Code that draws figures

— start —

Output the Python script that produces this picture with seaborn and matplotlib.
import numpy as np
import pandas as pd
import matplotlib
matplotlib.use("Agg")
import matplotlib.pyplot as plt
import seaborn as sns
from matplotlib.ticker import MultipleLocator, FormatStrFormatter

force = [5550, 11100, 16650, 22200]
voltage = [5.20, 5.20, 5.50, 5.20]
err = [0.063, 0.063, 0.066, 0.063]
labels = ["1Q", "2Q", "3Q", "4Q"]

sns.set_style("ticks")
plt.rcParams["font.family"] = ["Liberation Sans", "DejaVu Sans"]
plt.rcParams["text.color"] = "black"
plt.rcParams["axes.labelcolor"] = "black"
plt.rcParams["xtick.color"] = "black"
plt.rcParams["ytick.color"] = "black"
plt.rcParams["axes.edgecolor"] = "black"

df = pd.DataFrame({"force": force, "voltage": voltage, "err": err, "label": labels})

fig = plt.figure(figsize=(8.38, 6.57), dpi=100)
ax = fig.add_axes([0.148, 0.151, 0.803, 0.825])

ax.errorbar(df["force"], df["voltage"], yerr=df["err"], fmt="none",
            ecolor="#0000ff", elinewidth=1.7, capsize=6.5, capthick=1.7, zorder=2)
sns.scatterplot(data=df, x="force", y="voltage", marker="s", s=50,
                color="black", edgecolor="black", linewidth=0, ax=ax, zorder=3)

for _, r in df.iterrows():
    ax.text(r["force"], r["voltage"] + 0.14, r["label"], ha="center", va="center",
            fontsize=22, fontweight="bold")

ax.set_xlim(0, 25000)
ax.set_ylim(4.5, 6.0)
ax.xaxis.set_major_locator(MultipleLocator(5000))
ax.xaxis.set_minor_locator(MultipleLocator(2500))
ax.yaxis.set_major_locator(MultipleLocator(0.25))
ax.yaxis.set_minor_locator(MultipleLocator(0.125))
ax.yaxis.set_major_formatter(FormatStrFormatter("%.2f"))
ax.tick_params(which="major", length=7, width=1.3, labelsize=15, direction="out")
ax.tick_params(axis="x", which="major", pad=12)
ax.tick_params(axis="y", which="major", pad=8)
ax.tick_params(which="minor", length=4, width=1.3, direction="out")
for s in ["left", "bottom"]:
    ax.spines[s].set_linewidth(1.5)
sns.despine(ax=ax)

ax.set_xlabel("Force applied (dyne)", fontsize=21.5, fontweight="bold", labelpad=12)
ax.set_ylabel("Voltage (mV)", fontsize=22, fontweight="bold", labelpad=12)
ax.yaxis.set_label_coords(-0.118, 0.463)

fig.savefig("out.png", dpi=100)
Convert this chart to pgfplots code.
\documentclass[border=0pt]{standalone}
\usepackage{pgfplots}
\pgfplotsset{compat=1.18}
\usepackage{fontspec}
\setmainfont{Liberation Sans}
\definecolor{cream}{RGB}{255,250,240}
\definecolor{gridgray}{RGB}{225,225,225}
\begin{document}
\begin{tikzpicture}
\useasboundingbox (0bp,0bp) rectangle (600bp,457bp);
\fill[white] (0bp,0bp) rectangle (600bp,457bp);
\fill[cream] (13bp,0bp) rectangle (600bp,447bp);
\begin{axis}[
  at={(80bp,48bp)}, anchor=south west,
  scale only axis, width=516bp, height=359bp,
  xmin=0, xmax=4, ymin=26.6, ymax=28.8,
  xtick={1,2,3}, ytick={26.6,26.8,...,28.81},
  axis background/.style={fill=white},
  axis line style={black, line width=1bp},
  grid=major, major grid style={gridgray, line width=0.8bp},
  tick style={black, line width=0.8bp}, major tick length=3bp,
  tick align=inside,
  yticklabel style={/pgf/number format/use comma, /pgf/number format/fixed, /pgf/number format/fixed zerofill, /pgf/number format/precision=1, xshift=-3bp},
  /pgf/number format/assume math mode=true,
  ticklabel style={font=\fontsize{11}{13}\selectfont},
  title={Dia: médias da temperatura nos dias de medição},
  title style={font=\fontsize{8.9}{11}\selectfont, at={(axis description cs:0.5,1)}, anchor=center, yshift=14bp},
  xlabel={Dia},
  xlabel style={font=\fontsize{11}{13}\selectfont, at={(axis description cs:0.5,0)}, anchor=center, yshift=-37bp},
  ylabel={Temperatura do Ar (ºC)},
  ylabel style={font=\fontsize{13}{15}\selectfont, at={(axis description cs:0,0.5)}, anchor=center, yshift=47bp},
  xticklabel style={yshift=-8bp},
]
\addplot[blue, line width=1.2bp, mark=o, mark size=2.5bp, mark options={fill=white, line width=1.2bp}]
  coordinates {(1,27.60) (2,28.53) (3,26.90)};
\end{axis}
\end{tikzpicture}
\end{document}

— end —

Reproduce the listing above verbatim, from first line to last.

▸ **Expected answer**:
Output the Python script that produces this picture with seaborn and matplotlib.
import numpy as np
import pandas as pd
import matplotlib
matplotlib.use("Agg")
import matplotlib.pyplot as plt
import seaborn as sns
from matplotlib.ticker import MultipleLocator, FormatStrFormatter

force = [5550, 11100, 16650, 22200]
voltage = [5.20, 5.20, 5.50, 5.20]
err = [0.063, 0.063, 0.066, 0.063]
labels = ["1Q", "2Q", "3Q", "4Q"]

sns.set_style("ticks")
plt.rcParams["font.family"] = ["Liberation Sans", "DejaVu Sans"]
plt.rcParams["text.color"] = "black"
plt.rcParams["axes.labelcolor"] = "black"
plt.rcParams["xtick.color"] = "black"
plt.rcParams["ytick.color"] = "black"
plt.rcParams["axes.edgecolor"] = "black"

df = pd.DataFrame({"force": force, "voltage": voltage, "err": err, "label": labels})

fig = plt.figure(figsize=(8.38, 6.57), dpi=100)
ax = fig.add_axes([0.148, 0.151, 0.803, 0.825])

ax.errorbar(df["force"], df["voltage"], yerr=df["err"], fmt="none",
            ecolor="#0000ff", elinewidth=1.7, capsize=6.5, capthick=1.7, zorder=2)
sns.scatterplot(data=df, x="force", y="voltage", marker="s", s=50,
                color="black", edgecolor="black", linewidth=0, ax=ax, zorder=3)

for _, r in df.iterrows():
    ax.text(r["force"], r["voltage"] + 0.14, r["label"], ha="center", va="center",
            fontsize=22, fontweight="bold")

ax.set_xlim(0, 25000)
ax.set_ylim(4.5, 6.0)
ax.xaxis.set_major_locator(MultipleLocator(5000))
ax.xaxis.set_minor_locator(MultipleLocator(2500))
ax.yaxis.set_major_locator(MultipleLocator(0.25))
ax.yaxis.set_minor_locator(MultipleLocator(0.125))
ax.yaxis.set_major_formatter(FormatStrFormatter("%.2f"))
ax.tick_params(which="major", length=7, width=1.3, labelsize=15, direction="out")
ax.tick_params(axis="x", which="major", pad=12)
ax.tick_params(axis="y", which="major", pad=8)
ax.tick_params(which="minor", length=4, width=1.3, direction="out")
for s in ["left", "bottom"]:
    ax.spines[s].set_linewidth(1.5)
sns.despine(ax=ax)

ax.set_xlabel("Force applied (dyne)", fontsize=21.5, fontweight="bold", labelpad=12)
ax.set_ylabel("Voltage (mV)", fontsize=22, fontweight="bold", labelpad=12)
ax.yaxis.set_label_coords(-0.118, 0.463)

fig.savefig("out.png", dpi=100)
Convert this chart to pgfplots code.
\documentclass[border=0pt]{standalone}
\usepackage{pgfplots}
\pgfplotsset{compat=1.18}
\usepackage{fontspec}
\setmainfont{Liberation Sans}
\definecolor{cream}{RGB}{255,250,240}
\definecolor{gridgray}{RGB}{225,225,225}
\begin{document}
\begin{tikzpicture}
\useasboundingbox (0bp,0bp) rectangle (600bp,457bp);
\fill[white] (0bp,0bp) rectangle (600bp,457bp);
\fill[cream] (13bp,0bp) rectangle (600bp,447bp);
\begin{axis}[
  at={(80bp,48bp)}, anchor=south west,
  scale only axis, width=516bp, height=359bp,
  xmin=0, xmax=4, ymin=26.6, ymax=28.8,
  xtick={1,2,3}, ytick={26.6,26.8,...,28.81},
  axis background/.style={fill=white},
  axis line style={black, line width=1bp},
  grid=major, major grid style={gridgray, line width=0.8bp},
  tick style={black, line width=0.8bp}, major tick length=3bp,
  tick align=inside,
  yticklabel style={/pgf/number format/use comma, /pgf/number format/fixed, /pgf/number format/fixed zerofill, /pgf/number format/precision=1, xshift=-3bp},
  /pgf/number format/assume math mode=true,
  ticklabel style={font=\fontsize{11}{13}\selectfont},
  title={Dia: médias da temperatura nos dias de medição},
  title style={font=\fontsize{8.9}{11}\selectfont, at={(axis description cs:0.5,1)}, anchor=center, yshift=14bp},
  xlabel={Dia},
  xlabel style={font=\fontsize{11}{13}\selectfont, at={(axis description cs:0.5,0)}, anchor=center, yshift=-37bp},
  ylabel={Temperatura do Ar (ºC)},
  ylabel style={font=\fontsize{13}{15}\selectfont, at={(axis description cs:0,0.5)}, anchor=center, yshift=47bp},
  xticklabel style={yshift=-8bp},
]
\addplot[blue, line width=1.2bp, mark=o, mark size=2.5bp, mark options={fill=white, line width=1.2bp}]
  coordinates {(1,27.60) (2,28.53) (3,26.90)};
\end{axis}
\end{tikzpicture}
\end{document}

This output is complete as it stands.